__Records for processing__.
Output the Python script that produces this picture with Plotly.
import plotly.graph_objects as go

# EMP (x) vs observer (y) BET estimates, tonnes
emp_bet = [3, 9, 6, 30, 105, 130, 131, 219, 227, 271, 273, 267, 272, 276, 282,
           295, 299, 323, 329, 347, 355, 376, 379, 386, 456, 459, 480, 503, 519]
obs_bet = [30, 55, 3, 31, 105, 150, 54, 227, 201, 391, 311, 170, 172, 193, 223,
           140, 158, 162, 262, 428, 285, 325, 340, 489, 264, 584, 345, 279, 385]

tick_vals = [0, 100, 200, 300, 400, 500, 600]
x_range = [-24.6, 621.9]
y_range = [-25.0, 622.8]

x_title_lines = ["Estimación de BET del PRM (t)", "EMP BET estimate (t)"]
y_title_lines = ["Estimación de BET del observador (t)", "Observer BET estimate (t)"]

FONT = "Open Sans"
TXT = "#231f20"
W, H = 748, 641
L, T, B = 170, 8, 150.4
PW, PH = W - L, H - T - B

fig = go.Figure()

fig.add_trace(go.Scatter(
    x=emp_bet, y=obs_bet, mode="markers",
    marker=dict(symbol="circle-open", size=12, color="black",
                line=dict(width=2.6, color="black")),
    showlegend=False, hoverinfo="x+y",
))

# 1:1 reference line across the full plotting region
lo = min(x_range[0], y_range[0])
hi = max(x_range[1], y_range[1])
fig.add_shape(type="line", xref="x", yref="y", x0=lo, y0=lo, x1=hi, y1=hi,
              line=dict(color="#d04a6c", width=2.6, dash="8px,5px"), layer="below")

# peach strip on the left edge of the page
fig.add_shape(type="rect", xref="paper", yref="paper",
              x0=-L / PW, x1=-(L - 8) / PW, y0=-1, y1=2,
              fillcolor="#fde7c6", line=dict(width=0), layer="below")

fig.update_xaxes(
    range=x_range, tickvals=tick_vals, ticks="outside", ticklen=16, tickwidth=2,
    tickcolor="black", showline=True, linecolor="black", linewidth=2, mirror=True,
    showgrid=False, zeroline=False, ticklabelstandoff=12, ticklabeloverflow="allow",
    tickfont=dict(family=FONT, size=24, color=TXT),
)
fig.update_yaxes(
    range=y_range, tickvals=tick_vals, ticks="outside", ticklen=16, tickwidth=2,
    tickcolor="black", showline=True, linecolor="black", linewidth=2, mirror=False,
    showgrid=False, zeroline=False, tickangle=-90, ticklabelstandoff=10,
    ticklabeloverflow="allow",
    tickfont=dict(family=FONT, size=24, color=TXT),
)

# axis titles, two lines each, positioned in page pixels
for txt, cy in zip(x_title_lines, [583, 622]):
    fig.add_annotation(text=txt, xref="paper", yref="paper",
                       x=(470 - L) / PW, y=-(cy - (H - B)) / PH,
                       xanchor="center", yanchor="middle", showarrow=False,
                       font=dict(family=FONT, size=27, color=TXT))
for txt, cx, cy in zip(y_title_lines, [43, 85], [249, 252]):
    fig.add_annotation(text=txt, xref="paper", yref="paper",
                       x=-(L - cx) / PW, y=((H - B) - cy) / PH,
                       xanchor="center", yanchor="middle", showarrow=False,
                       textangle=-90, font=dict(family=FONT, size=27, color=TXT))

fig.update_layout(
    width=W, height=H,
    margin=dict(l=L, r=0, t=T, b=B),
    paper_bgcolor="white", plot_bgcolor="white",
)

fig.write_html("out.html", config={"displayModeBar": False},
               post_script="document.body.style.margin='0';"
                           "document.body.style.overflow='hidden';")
...
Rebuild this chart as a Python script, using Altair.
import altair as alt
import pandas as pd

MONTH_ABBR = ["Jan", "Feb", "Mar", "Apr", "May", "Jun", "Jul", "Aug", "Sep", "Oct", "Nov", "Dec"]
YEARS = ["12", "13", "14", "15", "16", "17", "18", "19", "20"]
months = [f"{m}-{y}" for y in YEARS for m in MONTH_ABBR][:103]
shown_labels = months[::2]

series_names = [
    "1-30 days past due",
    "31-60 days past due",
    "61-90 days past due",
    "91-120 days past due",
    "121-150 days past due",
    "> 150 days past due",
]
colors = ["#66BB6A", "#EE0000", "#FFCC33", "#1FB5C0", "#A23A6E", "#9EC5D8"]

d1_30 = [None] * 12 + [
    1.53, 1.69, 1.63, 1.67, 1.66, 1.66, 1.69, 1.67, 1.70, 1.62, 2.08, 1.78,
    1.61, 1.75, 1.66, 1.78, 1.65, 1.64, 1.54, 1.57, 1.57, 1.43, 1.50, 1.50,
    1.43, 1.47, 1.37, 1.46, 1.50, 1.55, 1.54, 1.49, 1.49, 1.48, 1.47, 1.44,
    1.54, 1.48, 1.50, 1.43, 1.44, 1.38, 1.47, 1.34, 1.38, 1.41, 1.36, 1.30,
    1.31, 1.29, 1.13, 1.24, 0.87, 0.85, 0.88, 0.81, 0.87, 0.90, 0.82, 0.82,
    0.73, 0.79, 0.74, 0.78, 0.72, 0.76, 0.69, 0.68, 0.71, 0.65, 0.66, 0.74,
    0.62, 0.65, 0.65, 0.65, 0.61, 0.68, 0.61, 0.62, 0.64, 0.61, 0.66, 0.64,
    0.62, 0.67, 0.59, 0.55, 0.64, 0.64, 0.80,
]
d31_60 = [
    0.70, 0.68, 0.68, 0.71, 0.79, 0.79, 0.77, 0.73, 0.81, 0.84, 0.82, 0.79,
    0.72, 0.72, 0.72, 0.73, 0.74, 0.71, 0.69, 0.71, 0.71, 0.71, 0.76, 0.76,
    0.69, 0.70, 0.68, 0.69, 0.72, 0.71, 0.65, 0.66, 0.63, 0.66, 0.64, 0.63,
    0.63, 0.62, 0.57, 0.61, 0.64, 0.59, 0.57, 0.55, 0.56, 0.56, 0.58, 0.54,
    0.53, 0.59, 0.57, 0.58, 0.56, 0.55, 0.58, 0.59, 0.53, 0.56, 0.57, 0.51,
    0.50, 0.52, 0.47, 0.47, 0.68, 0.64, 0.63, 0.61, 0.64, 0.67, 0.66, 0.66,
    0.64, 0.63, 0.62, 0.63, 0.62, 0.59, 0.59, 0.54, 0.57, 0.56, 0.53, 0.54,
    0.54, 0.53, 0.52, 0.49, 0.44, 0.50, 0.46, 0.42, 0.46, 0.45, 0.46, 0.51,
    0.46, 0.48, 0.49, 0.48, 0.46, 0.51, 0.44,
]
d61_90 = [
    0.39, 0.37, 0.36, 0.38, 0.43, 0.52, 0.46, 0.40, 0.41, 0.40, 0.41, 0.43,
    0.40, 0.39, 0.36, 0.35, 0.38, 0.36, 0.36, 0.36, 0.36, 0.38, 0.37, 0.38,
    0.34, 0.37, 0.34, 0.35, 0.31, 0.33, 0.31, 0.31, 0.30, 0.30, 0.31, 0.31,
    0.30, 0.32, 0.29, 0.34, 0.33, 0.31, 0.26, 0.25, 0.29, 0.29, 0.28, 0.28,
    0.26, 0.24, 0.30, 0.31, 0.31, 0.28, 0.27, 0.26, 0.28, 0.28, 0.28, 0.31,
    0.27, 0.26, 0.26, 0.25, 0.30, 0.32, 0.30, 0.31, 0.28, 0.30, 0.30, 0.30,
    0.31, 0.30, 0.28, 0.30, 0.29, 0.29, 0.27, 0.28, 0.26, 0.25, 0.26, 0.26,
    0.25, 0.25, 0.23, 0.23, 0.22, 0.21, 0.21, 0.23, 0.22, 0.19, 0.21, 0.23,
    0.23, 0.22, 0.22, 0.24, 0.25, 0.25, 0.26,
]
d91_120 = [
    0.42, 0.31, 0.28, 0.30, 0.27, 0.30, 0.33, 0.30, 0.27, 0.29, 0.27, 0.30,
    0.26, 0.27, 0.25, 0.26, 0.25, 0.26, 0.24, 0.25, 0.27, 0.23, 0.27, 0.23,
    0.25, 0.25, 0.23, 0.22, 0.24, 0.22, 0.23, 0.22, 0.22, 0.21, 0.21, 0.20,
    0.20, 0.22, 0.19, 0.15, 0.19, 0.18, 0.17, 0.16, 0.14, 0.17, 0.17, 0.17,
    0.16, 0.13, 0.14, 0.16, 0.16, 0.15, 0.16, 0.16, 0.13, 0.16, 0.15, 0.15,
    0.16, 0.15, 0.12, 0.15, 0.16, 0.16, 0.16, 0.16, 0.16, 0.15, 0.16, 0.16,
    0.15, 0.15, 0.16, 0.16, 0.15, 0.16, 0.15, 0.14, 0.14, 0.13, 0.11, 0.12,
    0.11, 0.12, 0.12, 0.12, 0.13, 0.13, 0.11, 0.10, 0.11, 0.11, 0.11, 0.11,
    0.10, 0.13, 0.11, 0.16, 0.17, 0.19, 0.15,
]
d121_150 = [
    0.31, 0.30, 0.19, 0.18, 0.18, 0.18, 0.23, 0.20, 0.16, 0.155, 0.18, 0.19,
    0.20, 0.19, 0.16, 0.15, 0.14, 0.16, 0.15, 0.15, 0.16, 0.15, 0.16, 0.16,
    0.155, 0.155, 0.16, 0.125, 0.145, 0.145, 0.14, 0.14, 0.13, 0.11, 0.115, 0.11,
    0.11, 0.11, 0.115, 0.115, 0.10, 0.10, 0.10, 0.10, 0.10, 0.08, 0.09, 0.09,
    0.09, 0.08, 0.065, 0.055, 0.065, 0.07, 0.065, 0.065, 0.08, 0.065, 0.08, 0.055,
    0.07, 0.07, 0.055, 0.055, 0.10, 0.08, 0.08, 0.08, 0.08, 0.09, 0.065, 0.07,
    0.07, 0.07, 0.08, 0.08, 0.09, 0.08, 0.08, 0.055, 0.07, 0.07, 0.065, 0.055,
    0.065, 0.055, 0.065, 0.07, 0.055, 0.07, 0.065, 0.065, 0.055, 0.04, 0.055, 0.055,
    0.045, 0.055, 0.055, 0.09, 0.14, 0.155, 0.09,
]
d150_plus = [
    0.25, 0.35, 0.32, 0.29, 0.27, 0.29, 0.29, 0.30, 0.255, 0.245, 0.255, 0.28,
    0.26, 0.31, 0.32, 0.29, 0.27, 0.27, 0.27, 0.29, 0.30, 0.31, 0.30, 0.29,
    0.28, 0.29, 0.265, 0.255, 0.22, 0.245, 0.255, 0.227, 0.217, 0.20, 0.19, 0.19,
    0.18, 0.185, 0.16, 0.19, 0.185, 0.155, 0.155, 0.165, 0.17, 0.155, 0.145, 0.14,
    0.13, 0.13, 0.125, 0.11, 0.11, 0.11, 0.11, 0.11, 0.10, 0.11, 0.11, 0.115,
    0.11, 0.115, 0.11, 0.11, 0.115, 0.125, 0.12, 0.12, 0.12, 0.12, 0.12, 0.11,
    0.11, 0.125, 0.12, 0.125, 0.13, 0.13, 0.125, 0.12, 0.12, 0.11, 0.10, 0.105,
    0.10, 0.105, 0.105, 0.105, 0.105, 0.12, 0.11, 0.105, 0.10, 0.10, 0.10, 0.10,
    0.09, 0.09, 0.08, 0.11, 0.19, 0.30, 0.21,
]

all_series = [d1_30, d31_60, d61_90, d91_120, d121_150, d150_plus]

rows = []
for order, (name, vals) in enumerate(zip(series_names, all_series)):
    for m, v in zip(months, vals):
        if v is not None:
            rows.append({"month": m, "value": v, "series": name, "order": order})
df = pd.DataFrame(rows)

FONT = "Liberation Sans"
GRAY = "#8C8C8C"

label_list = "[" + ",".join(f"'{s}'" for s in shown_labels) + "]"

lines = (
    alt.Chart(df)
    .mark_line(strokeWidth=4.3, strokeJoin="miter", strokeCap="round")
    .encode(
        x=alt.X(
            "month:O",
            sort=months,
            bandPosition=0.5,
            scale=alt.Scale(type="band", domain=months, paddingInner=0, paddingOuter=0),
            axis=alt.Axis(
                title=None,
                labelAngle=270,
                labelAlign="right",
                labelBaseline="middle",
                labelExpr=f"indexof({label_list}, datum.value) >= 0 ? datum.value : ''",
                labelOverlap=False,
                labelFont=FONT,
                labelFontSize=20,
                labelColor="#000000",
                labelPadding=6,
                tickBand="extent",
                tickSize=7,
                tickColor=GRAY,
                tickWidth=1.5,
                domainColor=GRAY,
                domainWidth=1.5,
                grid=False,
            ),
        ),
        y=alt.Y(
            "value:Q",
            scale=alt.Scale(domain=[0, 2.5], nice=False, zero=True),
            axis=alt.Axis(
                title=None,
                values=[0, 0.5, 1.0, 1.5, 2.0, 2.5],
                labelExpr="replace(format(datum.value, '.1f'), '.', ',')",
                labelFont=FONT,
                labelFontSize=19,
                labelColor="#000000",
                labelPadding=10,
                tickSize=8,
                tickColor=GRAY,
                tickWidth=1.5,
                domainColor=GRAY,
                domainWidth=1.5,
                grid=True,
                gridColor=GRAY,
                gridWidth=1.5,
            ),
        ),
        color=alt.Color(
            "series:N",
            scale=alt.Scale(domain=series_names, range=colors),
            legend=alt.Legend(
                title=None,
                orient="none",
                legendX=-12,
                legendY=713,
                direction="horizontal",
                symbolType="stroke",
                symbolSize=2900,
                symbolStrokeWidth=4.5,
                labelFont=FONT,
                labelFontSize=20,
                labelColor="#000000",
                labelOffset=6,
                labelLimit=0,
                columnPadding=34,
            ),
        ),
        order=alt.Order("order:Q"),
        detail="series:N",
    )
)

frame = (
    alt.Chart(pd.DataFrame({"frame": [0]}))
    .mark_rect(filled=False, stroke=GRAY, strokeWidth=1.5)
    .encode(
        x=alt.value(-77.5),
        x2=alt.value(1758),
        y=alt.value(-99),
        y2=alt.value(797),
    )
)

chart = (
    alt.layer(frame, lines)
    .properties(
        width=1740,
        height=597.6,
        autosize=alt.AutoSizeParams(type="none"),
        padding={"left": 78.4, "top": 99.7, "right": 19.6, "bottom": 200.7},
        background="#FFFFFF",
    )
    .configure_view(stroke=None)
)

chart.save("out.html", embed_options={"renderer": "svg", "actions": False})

__What needs to be done__. Of the entries above, repeat exactly the lines from the line with "Rebuild this chart" through the line with "import pandas as pd", both of them included.

__Correct response__.
Rebuild this chart as a Python script, using Altair.
import altair as alt
import pandas as pd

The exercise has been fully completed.